• EXERCISE REQUIREMENTS:
Copy out each line containing "that" from the entries below.
— begin RECORDED INFORMATION —
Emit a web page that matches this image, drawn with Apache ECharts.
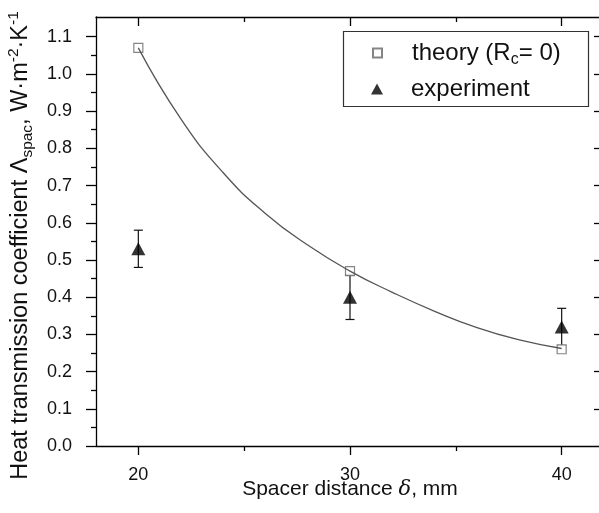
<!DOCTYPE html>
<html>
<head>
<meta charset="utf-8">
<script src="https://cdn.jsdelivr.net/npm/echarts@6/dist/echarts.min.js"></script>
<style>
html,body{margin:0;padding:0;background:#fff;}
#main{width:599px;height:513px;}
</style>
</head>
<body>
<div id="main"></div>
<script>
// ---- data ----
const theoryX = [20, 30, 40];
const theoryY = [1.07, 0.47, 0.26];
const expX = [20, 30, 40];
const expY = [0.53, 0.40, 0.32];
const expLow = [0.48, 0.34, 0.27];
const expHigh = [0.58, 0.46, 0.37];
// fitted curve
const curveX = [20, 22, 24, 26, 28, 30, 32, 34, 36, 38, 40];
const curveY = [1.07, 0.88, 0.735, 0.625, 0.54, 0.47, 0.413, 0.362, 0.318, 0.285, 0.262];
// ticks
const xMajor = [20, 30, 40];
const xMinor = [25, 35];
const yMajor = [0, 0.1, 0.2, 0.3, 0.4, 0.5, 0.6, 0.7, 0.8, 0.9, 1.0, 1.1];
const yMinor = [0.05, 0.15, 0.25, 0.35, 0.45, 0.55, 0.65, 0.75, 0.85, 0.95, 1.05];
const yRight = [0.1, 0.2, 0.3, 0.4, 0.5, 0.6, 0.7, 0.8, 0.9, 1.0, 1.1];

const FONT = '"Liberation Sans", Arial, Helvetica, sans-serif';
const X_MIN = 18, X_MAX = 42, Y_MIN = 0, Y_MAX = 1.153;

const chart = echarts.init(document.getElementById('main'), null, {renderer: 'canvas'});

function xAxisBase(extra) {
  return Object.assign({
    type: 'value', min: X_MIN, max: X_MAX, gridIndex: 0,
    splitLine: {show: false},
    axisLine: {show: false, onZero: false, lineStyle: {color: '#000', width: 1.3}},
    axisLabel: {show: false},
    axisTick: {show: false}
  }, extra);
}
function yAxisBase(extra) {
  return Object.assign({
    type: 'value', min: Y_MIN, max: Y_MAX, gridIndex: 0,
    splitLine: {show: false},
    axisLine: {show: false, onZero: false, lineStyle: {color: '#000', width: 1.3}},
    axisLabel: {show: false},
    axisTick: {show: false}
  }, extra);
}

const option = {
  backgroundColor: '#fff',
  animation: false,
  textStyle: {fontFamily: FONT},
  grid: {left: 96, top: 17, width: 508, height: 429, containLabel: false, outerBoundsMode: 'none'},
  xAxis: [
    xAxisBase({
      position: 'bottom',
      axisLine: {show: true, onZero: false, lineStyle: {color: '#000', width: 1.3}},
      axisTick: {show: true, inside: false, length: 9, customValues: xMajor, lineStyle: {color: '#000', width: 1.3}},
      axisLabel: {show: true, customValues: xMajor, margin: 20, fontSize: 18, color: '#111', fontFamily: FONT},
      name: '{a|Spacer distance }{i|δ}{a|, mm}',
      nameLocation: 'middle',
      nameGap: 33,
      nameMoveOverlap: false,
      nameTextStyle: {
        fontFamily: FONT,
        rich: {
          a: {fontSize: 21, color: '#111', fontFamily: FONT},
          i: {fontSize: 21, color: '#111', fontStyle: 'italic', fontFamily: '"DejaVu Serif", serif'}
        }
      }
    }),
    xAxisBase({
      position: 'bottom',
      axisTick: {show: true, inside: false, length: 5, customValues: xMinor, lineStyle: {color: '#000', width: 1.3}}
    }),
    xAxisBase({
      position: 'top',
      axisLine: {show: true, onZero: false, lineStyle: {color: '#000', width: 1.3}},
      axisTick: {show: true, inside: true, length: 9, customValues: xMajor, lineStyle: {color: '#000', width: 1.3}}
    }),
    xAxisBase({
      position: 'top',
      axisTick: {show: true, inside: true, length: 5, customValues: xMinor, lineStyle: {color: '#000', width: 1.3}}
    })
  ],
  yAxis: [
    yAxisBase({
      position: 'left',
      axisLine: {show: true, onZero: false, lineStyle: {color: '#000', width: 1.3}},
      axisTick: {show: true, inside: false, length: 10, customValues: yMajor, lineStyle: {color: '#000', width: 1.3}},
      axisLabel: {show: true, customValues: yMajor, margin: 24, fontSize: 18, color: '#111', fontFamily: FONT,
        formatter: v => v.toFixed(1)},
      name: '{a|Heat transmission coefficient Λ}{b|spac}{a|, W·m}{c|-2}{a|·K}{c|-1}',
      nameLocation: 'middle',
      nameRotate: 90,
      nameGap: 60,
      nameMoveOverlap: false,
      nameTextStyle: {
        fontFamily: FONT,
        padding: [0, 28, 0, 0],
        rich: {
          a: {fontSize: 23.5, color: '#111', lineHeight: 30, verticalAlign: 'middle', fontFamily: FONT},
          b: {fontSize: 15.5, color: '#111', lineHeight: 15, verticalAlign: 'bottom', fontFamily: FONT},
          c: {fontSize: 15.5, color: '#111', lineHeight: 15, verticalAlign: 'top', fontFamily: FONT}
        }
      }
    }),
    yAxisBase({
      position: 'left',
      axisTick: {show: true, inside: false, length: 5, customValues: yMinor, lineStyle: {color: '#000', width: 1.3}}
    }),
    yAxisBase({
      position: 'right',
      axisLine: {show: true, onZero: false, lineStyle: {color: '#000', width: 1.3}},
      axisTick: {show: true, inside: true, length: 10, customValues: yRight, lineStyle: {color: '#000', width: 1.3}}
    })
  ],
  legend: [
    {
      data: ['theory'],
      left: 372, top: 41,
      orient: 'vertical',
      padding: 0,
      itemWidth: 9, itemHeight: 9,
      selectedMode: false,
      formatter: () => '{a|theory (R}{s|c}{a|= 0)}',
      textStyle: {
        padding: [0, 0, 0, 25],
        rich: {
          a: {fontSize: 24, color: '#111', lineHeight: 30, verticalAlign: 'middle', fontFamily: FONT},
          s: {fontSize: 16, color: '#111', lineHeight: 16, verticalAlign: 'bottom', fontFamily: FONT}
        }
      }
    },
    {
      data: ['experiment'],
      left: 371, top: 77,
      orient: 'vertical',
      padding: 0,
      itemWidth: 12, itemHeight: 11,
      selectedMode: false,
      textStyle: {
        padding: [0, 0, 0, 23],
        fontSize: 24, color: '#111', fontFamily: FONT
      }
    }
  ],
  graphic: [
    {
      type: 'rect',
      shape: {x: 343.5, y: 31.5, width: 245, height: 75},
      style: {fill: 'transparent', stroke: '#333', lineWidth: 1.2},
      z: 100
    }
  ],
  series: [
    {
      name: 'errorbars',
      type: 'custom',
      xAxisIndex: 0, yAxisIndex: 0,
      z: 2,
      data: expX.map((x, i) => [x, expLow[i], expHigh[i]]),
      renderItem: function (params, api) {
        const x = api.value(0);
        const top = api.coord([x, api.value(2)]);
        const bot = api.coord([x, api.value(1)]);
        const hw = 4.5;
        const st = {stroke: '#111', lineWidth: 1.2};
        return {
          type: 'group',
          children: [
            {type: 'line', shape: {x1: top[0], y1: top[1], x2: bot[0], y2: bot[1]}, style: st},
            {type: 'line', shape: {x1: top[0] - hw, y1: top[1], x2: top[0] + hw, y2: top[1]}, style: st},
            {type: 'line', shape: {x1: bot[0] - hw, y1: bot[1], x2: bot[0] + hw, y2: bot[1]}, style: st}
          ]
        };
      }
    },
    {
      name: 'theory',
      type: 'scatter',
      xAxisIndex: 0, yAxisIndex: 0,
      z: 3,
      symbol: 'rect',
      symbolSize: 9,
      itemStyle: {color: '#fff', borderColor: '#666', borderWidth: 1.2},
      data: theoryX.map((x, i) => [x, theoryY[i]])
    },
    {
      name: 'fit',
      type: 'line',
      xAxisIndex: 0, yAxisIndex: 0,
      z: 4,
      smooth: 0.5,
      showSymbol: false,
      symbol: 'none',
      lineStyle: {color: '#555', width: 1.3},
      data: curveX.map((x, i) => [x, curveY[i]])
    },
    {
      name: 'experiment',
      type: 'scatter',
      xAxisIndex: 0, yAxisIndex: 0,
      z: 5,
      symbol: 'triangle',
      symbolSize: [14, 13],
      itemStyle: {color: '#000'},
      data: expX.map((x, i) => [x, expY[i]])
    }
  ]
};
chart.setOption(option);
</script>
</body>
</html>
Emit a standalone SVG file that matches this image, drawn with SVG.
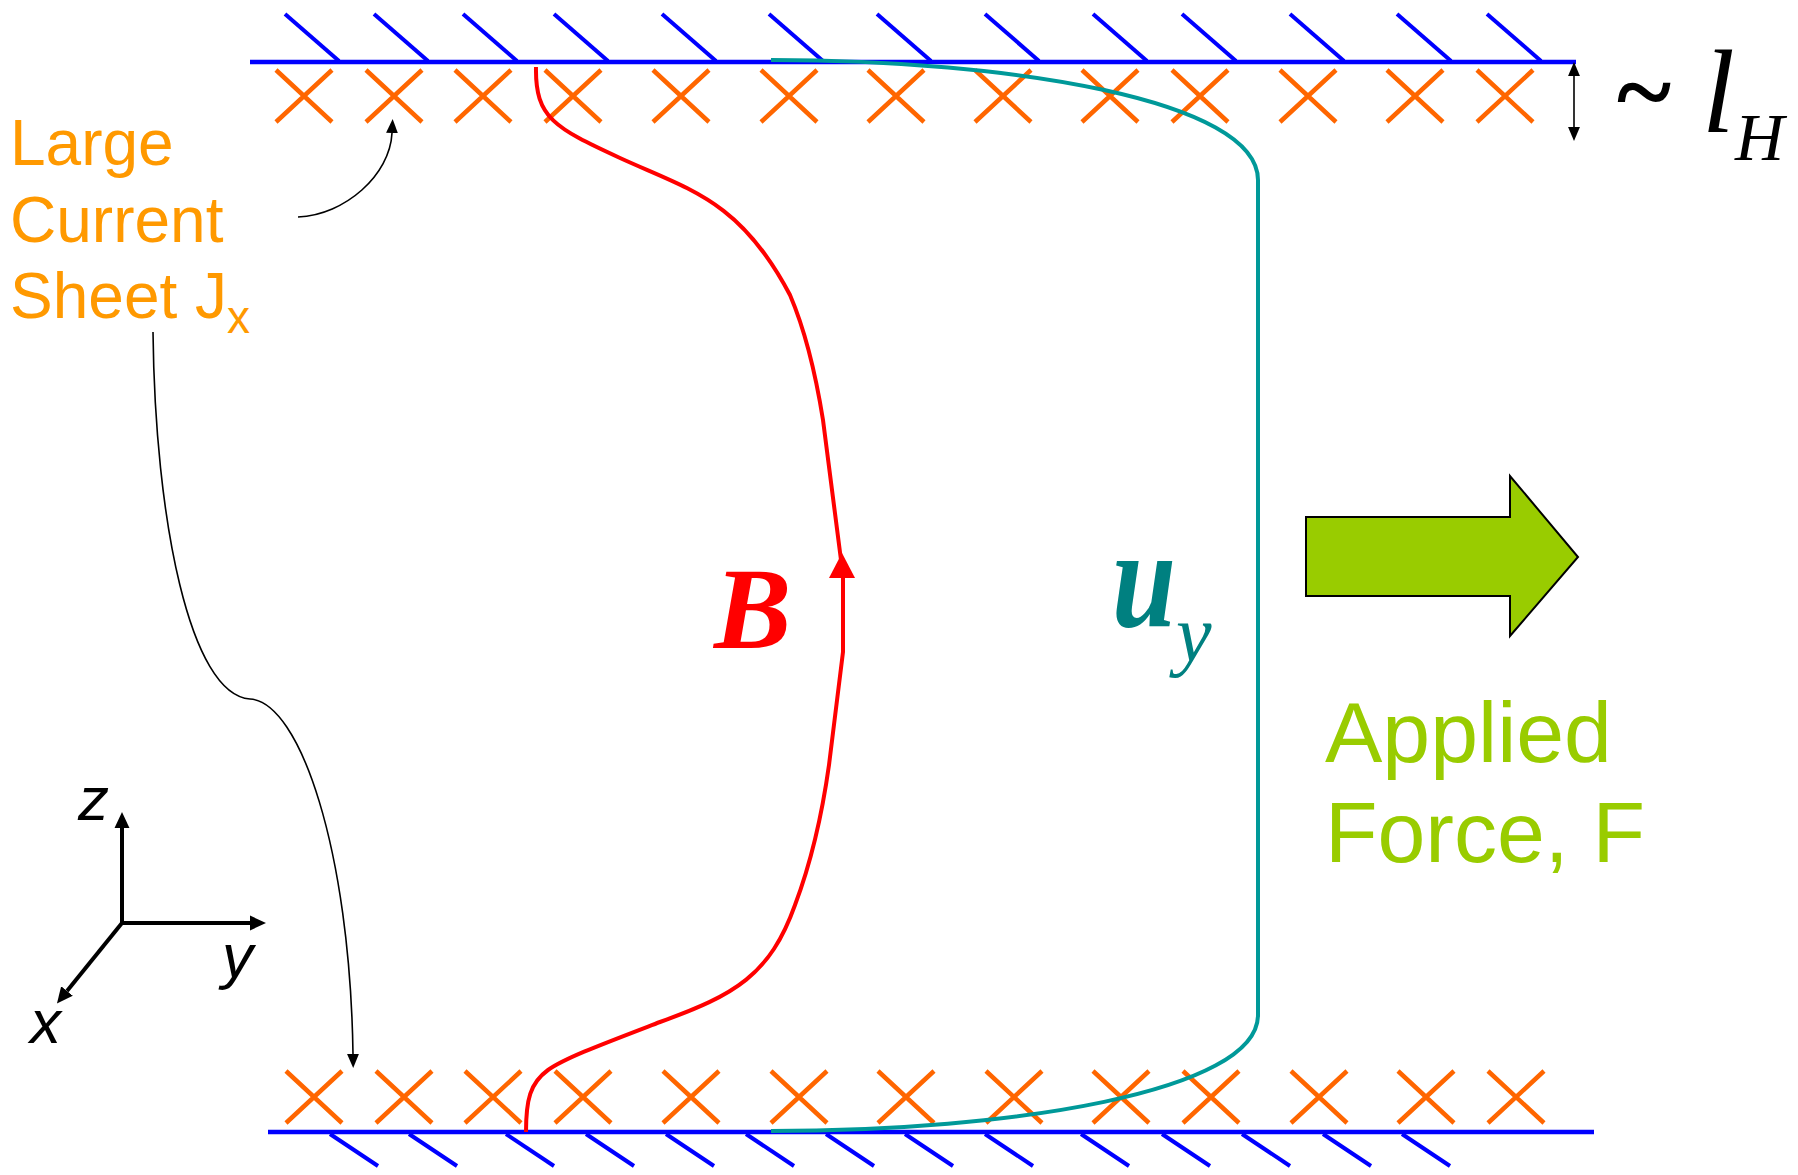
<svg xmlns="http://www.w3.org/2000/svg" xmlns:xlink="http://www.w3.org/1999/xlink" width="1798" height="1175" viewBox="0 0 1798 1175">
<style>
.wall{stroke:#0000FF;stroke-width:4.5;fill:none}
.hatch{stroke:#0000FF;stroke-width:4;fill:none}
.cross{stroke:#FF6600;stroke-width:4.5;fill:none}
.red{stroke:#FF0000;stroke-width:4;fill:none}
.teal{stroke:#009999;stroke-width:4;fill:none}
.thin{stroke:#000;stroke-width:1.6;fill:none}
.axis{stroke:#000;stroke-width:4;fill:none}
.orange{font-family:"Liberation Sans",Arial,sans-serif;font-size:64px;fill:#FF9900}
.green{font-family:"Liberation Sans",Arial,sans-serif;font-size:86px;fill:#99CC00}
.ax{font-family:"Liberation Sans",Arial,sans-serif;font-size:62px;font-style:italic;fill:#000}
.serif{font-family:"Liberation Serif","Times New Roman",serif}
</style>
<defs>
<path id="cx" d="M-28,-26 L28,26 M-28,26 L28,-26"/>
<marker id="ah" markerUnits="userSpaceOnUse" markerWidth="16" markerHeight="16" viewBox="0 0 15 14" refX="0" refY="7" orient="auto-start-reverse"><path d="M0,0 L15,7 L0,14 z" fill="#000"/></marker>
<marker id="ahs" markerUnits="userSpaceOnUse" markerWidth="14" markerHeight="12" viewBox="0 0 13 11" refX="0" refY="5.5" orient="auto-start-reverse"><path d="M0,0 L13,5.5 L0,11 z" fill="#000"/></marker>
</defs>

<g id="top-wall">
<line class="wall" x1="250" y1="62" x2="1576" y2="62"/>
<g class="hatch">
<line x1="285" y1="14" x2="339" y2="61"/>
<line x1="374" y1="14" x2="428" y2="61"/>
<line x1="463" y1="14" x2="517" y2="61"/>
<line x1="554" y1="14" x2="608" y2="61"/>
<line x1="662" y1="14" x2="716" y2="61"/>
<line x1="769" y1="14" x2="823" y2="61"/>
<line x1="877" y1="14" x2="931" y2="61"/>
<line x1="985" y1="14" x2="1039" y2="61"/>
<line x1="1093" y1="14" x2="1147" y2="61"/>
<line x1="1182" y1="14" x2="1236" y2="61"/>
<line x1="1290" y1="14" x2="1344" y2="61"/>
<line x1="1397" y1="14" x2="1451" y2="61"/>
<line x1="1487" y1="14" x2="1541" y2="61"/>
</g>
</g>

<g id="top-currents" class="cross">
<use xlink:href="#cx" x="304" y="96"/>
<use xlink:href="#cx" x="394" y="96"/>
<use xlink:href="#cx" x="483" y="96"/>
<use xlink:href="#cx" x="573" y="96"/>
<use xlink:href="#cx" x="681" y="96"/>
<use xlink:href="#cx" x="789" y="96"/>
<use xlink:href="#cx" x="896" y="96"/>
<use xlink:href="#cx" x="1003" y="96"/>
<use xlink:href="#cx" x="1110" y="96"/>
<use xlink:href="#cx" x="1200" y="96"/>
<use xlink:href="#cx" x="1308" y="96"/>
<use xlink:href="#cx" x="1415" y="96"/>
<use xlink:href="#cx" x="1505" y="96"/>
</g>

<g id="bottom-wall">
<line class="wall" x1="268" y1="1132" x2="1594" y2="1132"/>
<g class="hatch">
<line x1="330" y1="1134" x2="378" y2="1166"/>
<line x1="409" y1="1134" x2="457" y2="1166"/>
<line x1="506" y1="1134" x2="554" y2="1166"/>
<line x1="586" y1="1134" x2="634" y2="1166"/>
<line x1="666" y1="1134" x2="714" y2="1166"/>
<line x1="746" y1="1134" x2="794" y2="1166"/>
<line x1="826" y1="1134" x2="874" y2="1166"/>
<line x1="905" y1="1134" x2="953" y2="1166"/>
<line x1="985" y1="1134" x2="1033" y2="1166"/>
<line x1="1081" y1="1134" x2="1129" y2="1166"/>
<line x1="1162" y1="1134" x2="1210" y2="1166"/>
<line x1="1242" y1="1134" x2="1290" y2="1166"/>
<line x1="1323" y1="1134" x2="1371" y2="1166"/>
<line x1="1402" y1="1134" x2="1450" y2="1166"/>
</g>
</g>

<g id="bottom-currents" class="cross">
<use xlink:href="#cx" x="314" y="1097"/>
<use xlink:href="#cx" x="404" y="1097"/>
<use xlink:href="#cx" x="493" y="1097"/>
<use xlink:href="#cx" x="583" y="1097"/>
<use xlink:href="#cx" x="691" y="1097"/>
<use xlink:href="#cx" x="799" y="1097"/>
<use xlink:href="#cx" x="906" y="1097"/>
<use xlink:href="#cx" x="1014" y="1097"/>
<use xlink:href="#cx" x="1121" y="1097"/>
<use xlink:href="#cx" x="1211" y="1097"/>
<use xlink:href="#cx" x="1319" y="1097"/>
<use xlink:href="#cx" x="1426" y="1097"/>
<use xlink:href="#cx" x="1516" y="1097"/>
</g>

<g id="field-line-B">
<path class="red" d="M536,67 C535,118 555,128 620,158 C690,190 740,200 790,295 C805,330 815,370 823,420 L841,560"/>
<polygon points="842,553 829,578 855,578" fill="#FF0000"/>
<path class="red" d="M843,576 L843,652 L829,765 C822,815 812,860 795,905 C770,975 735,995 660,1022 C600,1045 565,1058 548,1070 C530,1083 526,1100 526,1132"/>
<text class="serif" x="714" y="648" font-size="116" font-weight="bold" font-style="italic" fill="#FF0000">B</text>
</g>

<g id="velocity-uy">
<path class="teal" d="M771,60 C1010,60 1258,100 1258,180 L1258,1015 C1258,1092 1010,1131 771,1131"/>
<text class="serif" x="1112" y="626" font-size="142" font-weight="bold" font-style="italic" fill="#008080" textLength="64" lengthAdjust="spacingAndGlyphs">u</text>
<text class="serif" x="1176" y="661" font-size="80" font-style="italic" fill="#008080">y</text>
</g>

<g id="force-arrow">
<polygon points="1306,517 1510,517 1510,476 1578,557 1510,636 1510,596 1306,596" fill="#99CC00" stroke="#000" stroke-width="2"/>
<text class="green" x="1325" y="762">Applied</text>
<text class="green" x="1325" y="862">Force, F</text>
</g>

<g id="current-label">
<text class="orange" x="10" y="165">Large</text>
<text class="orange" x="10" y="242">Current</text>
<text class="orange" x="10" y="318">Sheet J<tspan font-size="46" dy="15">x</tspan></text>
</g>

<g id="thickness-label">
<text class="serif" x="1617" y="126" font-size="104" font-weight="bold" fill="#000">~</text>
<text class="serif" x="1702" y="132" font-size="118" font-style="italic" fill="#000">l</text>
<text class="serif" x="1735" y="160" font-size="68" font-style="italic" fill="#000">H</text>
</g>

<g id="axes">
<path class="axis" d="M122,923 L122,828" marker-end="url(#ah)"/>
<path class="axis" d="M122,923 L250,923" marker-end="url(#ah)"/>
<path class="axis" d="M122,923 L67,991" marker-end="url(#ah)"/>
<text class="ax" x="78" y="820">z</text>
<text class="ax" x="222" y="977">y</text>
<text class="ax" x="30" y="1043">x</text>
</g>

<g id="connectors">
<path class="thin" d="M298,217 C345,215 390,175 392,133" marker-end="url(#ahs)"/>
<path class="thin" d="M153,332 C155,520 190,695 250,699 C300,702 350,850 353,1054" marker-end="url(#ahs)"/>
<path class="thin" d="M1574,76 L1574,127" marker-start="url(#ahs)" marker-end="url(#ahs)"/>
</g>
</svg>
— end RECORDED INFORMATION —
• COMPLETE ANSWER:
Emit a web page that matches this image, drawn with Apache ECharts.
Emit a standalone SVG file that matches this image, drawn with SVG.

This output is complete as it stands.